■ Goal of the exercise
Extract the lines of the material below, beginning with the first and ending with the line that holds "import plotly.graph_objects as go". Skip every picture.

::::::::::

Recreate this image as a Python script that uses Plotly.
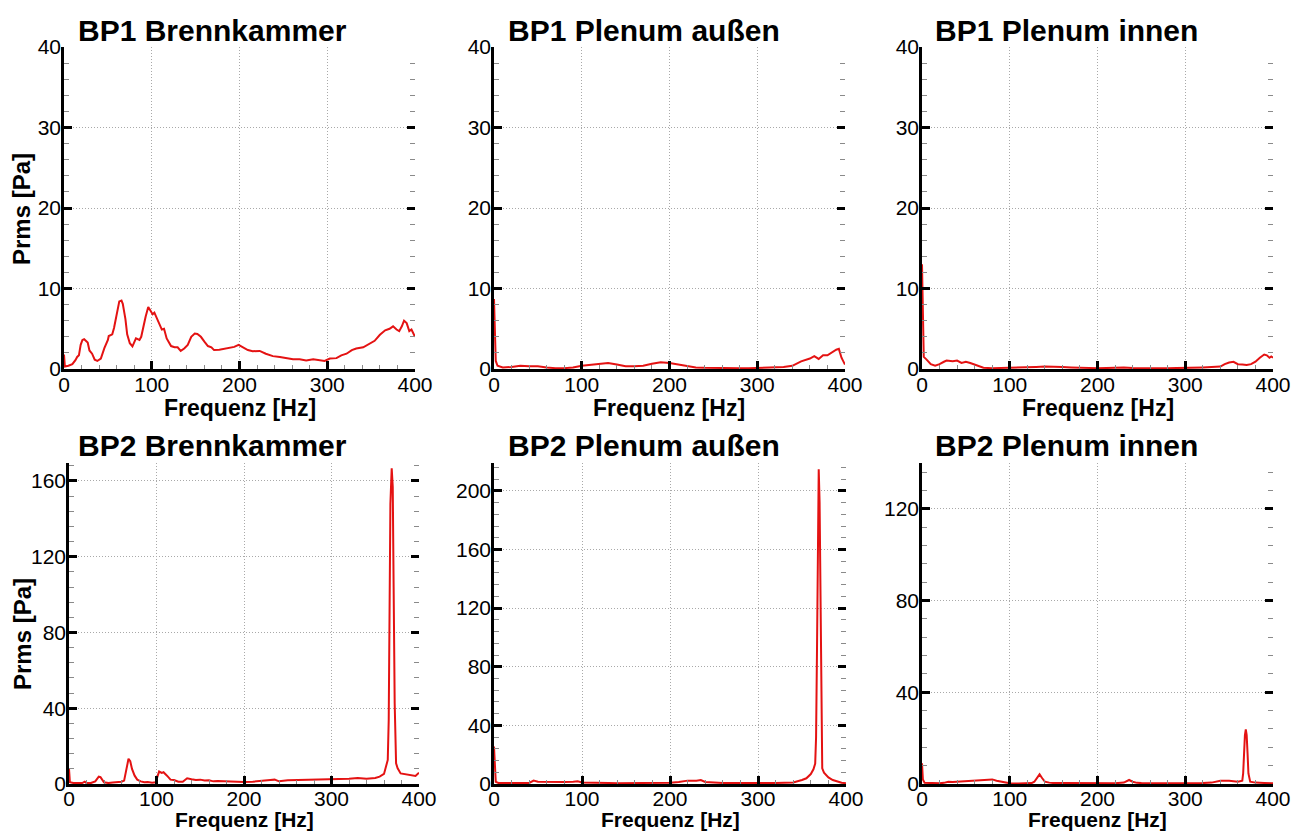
import plotly.graph_objects as go

# ---------------- data ----------------
TITLES = ["BP1 Brennkammer", "BP1 Plenum außen", "BP1 Plenum innen",
          "BP2 Brennkammer", "BP2 Plenum außen", "BP2 Plenum innen"]
X_LABEL = "Frequenz [Hz]"
Y_LABEL = "Prms [Pa]"

# (frequency [Hz], Prms [Pa]) pairs
BP1_BRENNKAMMER = [
    (0, 1.8), (1, 0.3), (5, 0.4), (9.5, 0.6), (13, 1.1), (15, 1.5), (17, 1.7), (19, 3.0), (21, 3.6),
    (23, 3.7), (27, 3.3), (29, 2.3), (32, 1.9), (35, 1.15), (38, 1.0), (42, 1.3), (46, 2.6), (50, 3.6),
    (51, 4.1), (55, 4.3), (57, 5.1), (60, 7.0), (63, 8.4), (65.5, 8.5), (67, 8.1), (70, 6.2), (72, 4.3),
    (75, 3.2), (78, 2.8), (82, 3.8), (86, 3.6), (88, 4.0), (91, 5.6), (93, 6.5), (96, 7.7), (99, 7.2),
    (101, 6.8), (103, 7.0), (105.5, 6.4), (108.5, 5.5), (111.5, 4.9), (114, 5.0), (117, 3.8),
    (122, 2.85), (126, 2.7), (129.5, 2.7), (133, 2.25), (137, 2.55), (141, 3.0), (145, 4.0), (149, 4.4),
    (152, 4.35), (156, 4.0), (160, 3.4), (164, 2.85), (168, 2.7), (171, 2.35), (177, 2.4), (183, 2.55),
    (189, 2.7), (194, 2.75), (199, 3.0), (204, 2.7), (209.5, 2.35), (215, 2.2), (223, 2.25), (230, 1.9),
    (238, 1.6), (246, 1.5), (253, 1.4), (261, 1.2), (268.5, 1.2), (276, 1.05), (284, 1.2), (291, 1.05),
    (297, 1.0), (303, 1.3), (310.5, 1.35), (316, 1.7), (322, 1.9), (328, 2.35), (333, 2.55), (341, 2.7),
    (348.5, 3.2), (354, 3.5), (360, 4.25), (366, 4.8), (371, 5.0), (375, 5.3), (379, 4.9), (382, 4.7),
    (385, 5.3), (387.5, 6.0), (390.5, 5.7), (393.5, 4.7), (396, 4.9), (400, 4.0)]

BP1_PLENUM_AUSSEN = [
    (0, 8.7), (1, 4.0), (2, 1.0), (4, 0.4), (10, 0.2), (20, 0.25), (30, 0.4), (40, 0.35), (50, 0.35),
    (60, 0.2), (70, 0.1), (80, 0.1), (90, 0.2), (100, 0.4), (110, 0.5), (120, 0.6), (130, 0.75),
    (140, 0.55), (150, 0.35), (160, 0.35), (170, 0.4), (180, 0.65), (190, 0.85), (200, 0.75),
    (210, 0.55), (220, 0.35), (230, 0.2), (240, 0.15), (250, 0.12), (260, 0.1), (270, 0.1), (280, 0.1),
    (290, 0.1), (300, 0.12), (310, 0.15), (320, 0.25), (330, 0.25), (340, 0.4), (350, 0.95), (360, 1.3),
    (365, 1.6), (370, 1.25), (375, 1.7), (380, 1.7), (385, 2.1), (390, 2.4), (393, 2.5), (396, 1.4),
    (400, 0.55)]

BP1_PLENUM_INNEN = [
    (0, 13.0), (1, 8.0), (2, 1.5), (5, 1.2), (10, 0.6), (15, 0.4), (20, 0.6), (25, 0.9), (28, 1.05),
    (35, 0.95), (40, 1.05), (45, 0.75), (50, 0.9), (55, 0.75), (60, 0.55), (65, 0.35), (70, 0.15),
    (80, 0.1), (90, 0.12), (100, 0.1), (110, 0.15), (120, 0.2), (130, 0.25), (140, 0.3), (150, 0.3),
    (160, 0.25), (170, 0.2), (180, 0.15), (190, 0.12), (200, 0.1), (210, 0.12), (220, 0.15), (230, 0.2),
    (240, 0.12), (250, 0.1), (260, 0.1), (270, 0.1), (280, 0.1), (290, 0.12), (300, 0.12), (310, 0.15),
    (320, 0.2), (330, 0.25), (340, 0.3), (345, 0.6), (350, 0.8), (355, 0.9), (360, 0.6), (365, 0.55),
    (370, 0.5), (375, 0.6), (380, 0.9), (385, 1.4), (390, 1.8), (393, 1.7), (396, 1.4), (398, 1.55),
    (400, 1.4)]

BP2_BRENNKAMMER = [
    (0, 8.0), (1, 1.0), (5, 0.5), (10, 0.5), (15, 0.5), (18, 1.2), (20, 0.5), (25, 0.5), (30, 1.4),
    (34, 3.9), (36, 3.6), (40, 0.9), (45, 0.5), (50, 0.8), (55, 0.9), (60, 1.2), (63, 1.8), (66, 9.8),
    (68, 13.3), (70, 12.0), (72, 8.0), (75, 4.4), (78, 2.3), (82, 1.4), (86, 0.9), (90, 1.1), (95, 0.7),
    (99, 0.9), (101, 4.4), (103, 6.6), (106, 5.9), (108, 6.2), (112, 4.4), (116, 2.3), (120, 2.1),
    (125, 1.2), (130, 1.2), (135, 3.0), (140, 2.5), (145, 2.1), (150, 2.3), (155, 1.8), (160, 2.0),
    (165, 1.4), (170, 1.6), (180, 1.4), (190, 1.2), (200, 1.1), (210, 1.2), (220, 1.8), (230, 2.1),
    (235, 2.3), (240, 1.4), (250, 2.0), (260, 2.1), (270, 2.3), (280, 2.3), (290, 2.5), (300, 2.3),
    (310, 2.5), (320, 2.8), (330, 3.2), (340, 2.8), (350, 3.2), (355, 3.9), (360, 5.3), (362, 8.3),
    (364.3, 12.7), (365.4, 33.8), (366.2, 86.6), (367.3, 148), (368.8, 166.7), (370, 157), (371, 104),
    (372.2, 42.6), (373.8, 10.9), (375.6, 8.3), (379, 5.6), (383, 5.3), (389, 4.8), (396, 4.2),
    (400, 6.0)]

BP2_PLENUM_AUSSEN = [
    (0, 25.5), (1, 5.0), (2, 1.5), (5, 0.7), (10, 0.6), (20, 0.5), (30, 0.6), (40, 0.7), (45, 2.3),
    (50, 1.6), (60, 1.4), (70, 1.6), (80, 1.4), (90, 1.6), (95, 1.8), (100, 1.1), (110, 1.1), (120, 0.9),
    (130, 0.7), (140, 0.5), (150, 0.5), (160, 0.5), (170, 0.5), (180, 0.5), (190, 0.7), (200, 0.9),
    (210, 1.4), (215, 2.0), (220, 2.3), (230, 2.3), (235, 2.7), (240, 1.4), (250, 0.9), (260, 0.7),
    (270, 0.6), (280, 0.5), (290, 0.5), (300, 0.6), (310, 0.7), (320, 0.7), (330, 0.8), (340, 1.1),
    (350, 2.7), (355, 3.9), (360, 6.8), (363, 10.0), (365, 14.0), (366, 32), (367, 89), (368, 157),
    (369, 214.8), (370, 192), (371, 112), (372, 32), (373, 10.7), (375, 7.7), (380, 4.5), (385, 2.7),
    (390, 1.6), (395, 0.9), (400, 0.5)]

BP2_PLENUM_INNEN = [
    (0, 9.0), (1, 2.0), (3, 0.5), (10, 0.3), (20, 0.3), (25, 0.5), (30, 1.0), (35, 0.9), (40, 1.0),
    (50, 1.2), (60, 1.45), (70, 1.75), (80, 2.0), (85, 1.45), (90, 1.0), (95, 0.6), (100, 0.3),
    (110, 0.2), (120, 0.2), (125, 0.4), (128, 1.0), (132, 3.5), (134, 4.2), (137, 2.5), (140, 1.0),
    (145, 0.6), (150, 0.4), (160, 0.4), (170, 0.35), (180, 0.3), (190, 0.3), (200, 0.3), (210, 0.3),
    (220, 0.35), (230, 0.6), (236, 1.75), (240, 1.0), (245, 0.5), (250, 0.4), (260, 0.35), (270, 0.3),
    (280, 0.3), (290, 0.3), (300, 0.3), (310, 0.35), (320, 0.4), (330, 0.6), (340, 1.45), (350, 1.45),
    (360, 1.0), (365, 1.45), (366, 4.6), (367, 14.8), (368, 21.3), (369, 23.8), (370, 21.3), (371, 13.4),
    (372, 4.6), (374, 1.0), (380, 0.6), (390, 0.45), (400, 0.3)]

SERIES = [BP1_BRENNKAMMER, BP1_PLENUM_AUSSEN, BP1_PLENUM_INNEN,
          BP2_BRENNKAMMER, BP2_PLENUM_AUSSEN, BP2_PLENUM_INNEN]

X_RANGE = [0, 400]
X_DTICK = 100
X_MINOR = 20
Y_MAX = [40, 40, 40, 169.5, 219, 140]
Y_DTICK = [10, 10, 10, 40, 40, 40]
Y_MINOR = [2, 2, 2, 8, 8, 8]

# ---------------- layout geometry (pixels) ----------------
W, H = 1304, 833
BOX = [(64, 415, 47, 369), (494, 845, 47, 369), (922, 1273, 47, 369),
       (69, 419, 463, 784), (494, 846, 463, 784), (922, 1273, 463, 784)]
TITLE_LEFT = [76, 506, 933, 76, 506, 933]
TITLE_CY = [30, 30, 30, 445, 445, 445]
# x-axis label: (y in px, anchor) ; bottom row sits on the page's lower edge
XLAB_POS = [(408, "middle"), (408, "middle"), (408, "middle"),
            (833, "bottom"), (833, "bottom"), (833, "bottom")]
XLAB_SIZE = [23, 23, 23, 21, 21, 21]
XTICK_STANDOFF = [-5, -5, -5, -6, -6, -6]
YLAB_POS = {0: (22, 209), 3: (22, 634)}

RED = "rgb(228,18,18)"
FONT = "Liberation Sans, Arial, sans-serif"
GRID = "#a9a9a9"
GRID_DASH = "1px,2px"
MINOR_COLOR = "#8a8a8a"

fig = go.Figure()
layout = dict(width=W, height=H, autosize=False,
              margin=dict(l=0, r=0, t=0, b=0, pad=0, autoexpand=False),
              paper_bgcolor="white", plot_bgcolor="white", showlegend=False,
              font=dict(family=FONT, color="black"))
annotations = []

for i, (series, (x0, x1, y0, y1)) in enumerate(zip(SERIES, BOX)):
    n = i + 1
    m = i + 7
    f = [s[0] for s in series]
    p = [s[1] for s in series]
    fig.add_trace(go.Scatter(x=f, y=p, xaxis=f"x{n}", yaxis=f"y{n}", mode="lines",
                             line=dict(color=RED, width=2), hoverinfo="x+y"))
    # invisible companion trace so the right-hand tick axis is drawn
    fig.add_trace(go.Scatter(x=f, y=p, xaxis=f"x{n}", yaxis=f"y{m}", mode="lines",
                             line=dict(color=RED, width=1), opacity=0, hoverinfo="skip"))
    xd = [x0 / W, x1 / W]
    yd = [1 - y1 / H, 1 - y0 / H]
    layout[f"xaxis{n}"] = dict(
        domain=xd, anchor=f"y{n}", range=X_RANGE, tickmode="linear", tick0=0, dtick=X_DTICK,
        ticks="inside", ticklen=8, tickwidth=3, tickcolor="black", automargin=False,
        showline=True, linecolor="black", linewidth=2.5,
        showgrid=True, gridcolor=GRID, griddash=GRID_DASH, gridwidth=1, zeroline=False,
        minor=dict(tickmode="linear", tick0=0, dtick=X_MINOR, ticks="inside", ticklen=4,
                   tickwidth=1, tickcolor=MINOR_COLOR, showgrid=False),
        tickfont=dict(family=FONT, size=21, color="black"), ticklabelstandoff=XTICK_STANDOFF[i])
    layout[f"yaxis{n}"] = dict(
        domain=yd, anchor=f"x{n}", range=[0, Y_MAX[i]], tickmode="linear", tick0=0, dtick=Y_DTICK[i],
        ticks="inside", ticklen=8, tickwidth=3, tickcolor="black", automargin=False,
        showline=True, linecolor="black", linewidth=2.5,
        showgrid=True, gridcolor=GRID, griddash=GRID_DASH, gridwidth=1, zeroline=False,
        minor=dict(tickmode="linear", tick0=0, dtick=Y_MINOR[i], ticks="inside", ticklen=5,
                   tickwidth=1, tickcolor=MINOR_COLOR, showgrid=False),
        tickfont=dict(family=FONT, size=21, color="black"), ticklabelstandoff=-4)
    layout[f"yaxis{m}"] = dict(
        overlaying=f"y{n}", anchor=f"x{n}", side="right", range=[0, Y_MAX[i]], automargin=False,
        tickmode="linear", tick0=0, dtick=Y_DTICK[i], ticks="inside", ticklen=8, tickwidth=3,
        tickcolor="black", showticklabels=False, showline=False, showgrid=False, zeroline=False,
        minor=dict(tickmode="linear", tick0=0, dtick=Y_MINOR[i], ticks="inside", ticklen=5,
                   tickwidth=1, tickcolor=MINOR_COLOR, showgrid=False))

    annotations.append(dict(text=TITLES[i], xref="paper", yref="paper",
                            x=TITLE_LEFT[i] / W, y=1 - TITLE_CY[i] / H,
                            xanchor="left", yanchor="middle", showarrow=False,
                            font=dict(family=FONT, size=30, color="black", weight="bold")))
    ly, lanchor = XLAB_POS[i]
    annotations.append(dict(text=X_LABEL, xref="paper", yref="paper",
                            x=(x0 + x1) / 2 / W, y=1 - ly / H,
                            xanchor="center", yanchor=lanchor, showarrow=False,
                            font=dict(family=FONT, size=XLAB_SIZE[i], color="black", weight="bold")))
    if i in YLAB_POS:
        cx, cy = YLAB_POS[i]
        annotations.append(dict(text=Y_LABEL, xref="paper", yref="paper",
                                x=cx / W, y=1 - cy / H, textangle=-90,
                                xanchor="center", yanchor="middle", showarrow=False,
                                font=dict(family=FONT, size=24, color="black", weight="bold")))

layout["annotations"] = annotations
fig.update_layout(**layout)
fig.write_html("out.html")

::::::::::

■ Finished answer
Recreate this image as a Python script that uses Plotly.
import plotly.graph_objects as go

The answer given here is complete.